Answers · UK 2025/26
Why does Gift Aid create a tax mismatch for Scottish donors in 2026/27?
Gift Aid reclaims charity top-up and donor relief at the UK basic rate of 20%, but Scottish income tax bands don't match. A Scottish basic-rate (20%) or starter-rate (19%) taxpayer gets relief broadly aligned, while intermediate (21%), higher (42%), advanced (45%) and top (48%) rate payers must claim the extra themselves.
Full answer
Gift Aid is administered UK-wide using the UK basic rate of 20%, ignoring Scotland's distinct income tax bands. When you donate £80, the charity reclaims £20 from HMRC, treating your gift as £100 gross. The charity always gets the same top-up regardless of where you live. The mismatch arises in the donor's personal relief, because higher-rate relief is given on the difference between your marginal Scottish rate and the 20% the charity already reclaimed.
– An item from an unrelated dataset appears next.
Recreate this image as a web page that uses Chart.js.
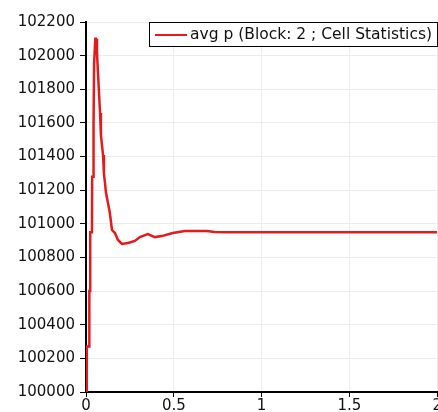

For 2026/27, Scotland has six bands: starter 19%, basic 20%, intermediate 21%, higher 42% (£31,092–£62,430), advanced 45% (£62,430–£125,140) and top 48%. A Scottish starter-rate (19%) donor technically has only 19% relief due against a 20% reclaim, but HMRC does not claw back the 1% in practice, so they broadly break even. A basic-rate (20%) donor is fully matched. An intermediate-rate (21%) donor can reclaim an extra 1% via Self Assessment — on the £100 gross gift, that is £1. Higher-band Scots reclaim the gap: a higher-rate (42%) donor claims 22% (42%−20%) = £22 on a £100 gift; advanced-rate (45%) claims 25% = £25; top-rate (48%) claims 28% = £28. You claim this through your Self Assessment return or by asking HMRC to adjust your tax code; it is not given automatically. This differs from England, Wales and Northern Ireland, where higher-rate (40%) donors reclaim 20% and additional-rate (45%) donors reclaim 25%. Crucially, you must have paid at least as much income or capital gains tax as all charities reclaim on your gifts in the year, or you owe HMRC the shortfall. Gift Aid donations also reduce your adjusted net income, which can help recover Personal Allowance above £100,000 or reduce a child benefit charge.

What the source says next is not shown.